Photo credit: Nigel Parry/Showtime
Like a lot of people with DID, Tara’s personalities take over in time of great stress or crisis and most of her family have gotten used to the “other people” living in their house. In the premiere episode, when Tara finds morning after pills in her daughter’s bag, mom understandably freaks out a bit and “T” takes over. Later, when force is called for, “Buck” makes an appearance. I’m not sure that people with real DID use their personalities in such a functional or practical way, but it definitely makes for interesting drama.
The family forced to deal with the “United States of Tara” include Max (John Corbett), her loving and supportive husband, Kate (Brie Larson), her rebellious daughter, and Marshall (Keir Gilchrist), her kind-hearted and intellectual son. Tara’s insecure sister Charmaine (Rosemarie Dewitt, recently seen in “Rachel Getting Married”) struggles to understand her sibling’s illness and great comedic actors like Tony Hale and Patton Oswalt guest-star.
At times, “United States of Tara” can feel too self-conscious and too in love with its own concept. The subtext of the show, a modern woman dealing with the stresses of modern life with multiple personalities, can be a little too clever for its own good as is Cody’s controversial ear for dialogue.
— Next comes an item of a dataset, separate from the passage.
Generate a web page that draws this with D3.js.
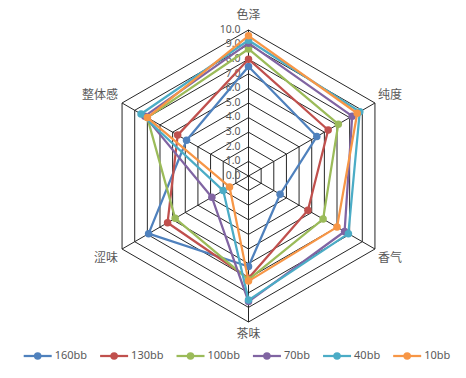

Marshall, in particular, with his references to Thelonious Monk and George Cukor in just the first episode, feels almost like Cody’s reaction to criticisms that the teenage characters in “Juno” sounded more like twenty or thirtysomethings. “You thought that was adult dialogue coming out of a kid’s mouth?!? Check this out.”
Most importantly, Cody and her team of writers need to find something interesting underneath the personalities of its heroine to emphasize equally. “Weeds” works because it is about a lot more than just a pot-dealing mom in the ‘burbs. “United States of Tara” needs to find characters as interesting as the ones inside Tara Gregson, not just responses to them. The supporting cast is very good, particularly Dewitt and Corbett, but they are as yet underdeveloped and I worry they will always take a back seat to the chaos in the front.
Photo credit: Jordin Althaus/Showtime
As for that front, it’s something to behold. Collette has always had an underrated range, giving great performances in “Muriel’s Wedding,” “The Sixth Sense,” “About a Boy,” “Japanese Story,” “In Her Shoes,” “Little Miss Sunshine,” and HBO’s “Tsunami: The Aftermath”. She’s simply a fantastic actress and she does work here worthy of Emmy consideration.
On paper, Tara may sound like a gimmicky role, something anyone could knock out of the park, and that may be true, but what’s difficult about the over-the-top character is making her unusual situation feel genuine and Collette does that from scene one. She’s perfect and, easily, the main reason to watch the show. It’s a performance good enough to make every flaw of the show easier to overlook.
At least through its first four episodes, “United States of Tara” works and, while it may not be there quite yet, it is easy to see this show becoming one of the best on television with just a little tinkering. With an actress as talented as Toni Collette in your lead, greatness is always possible.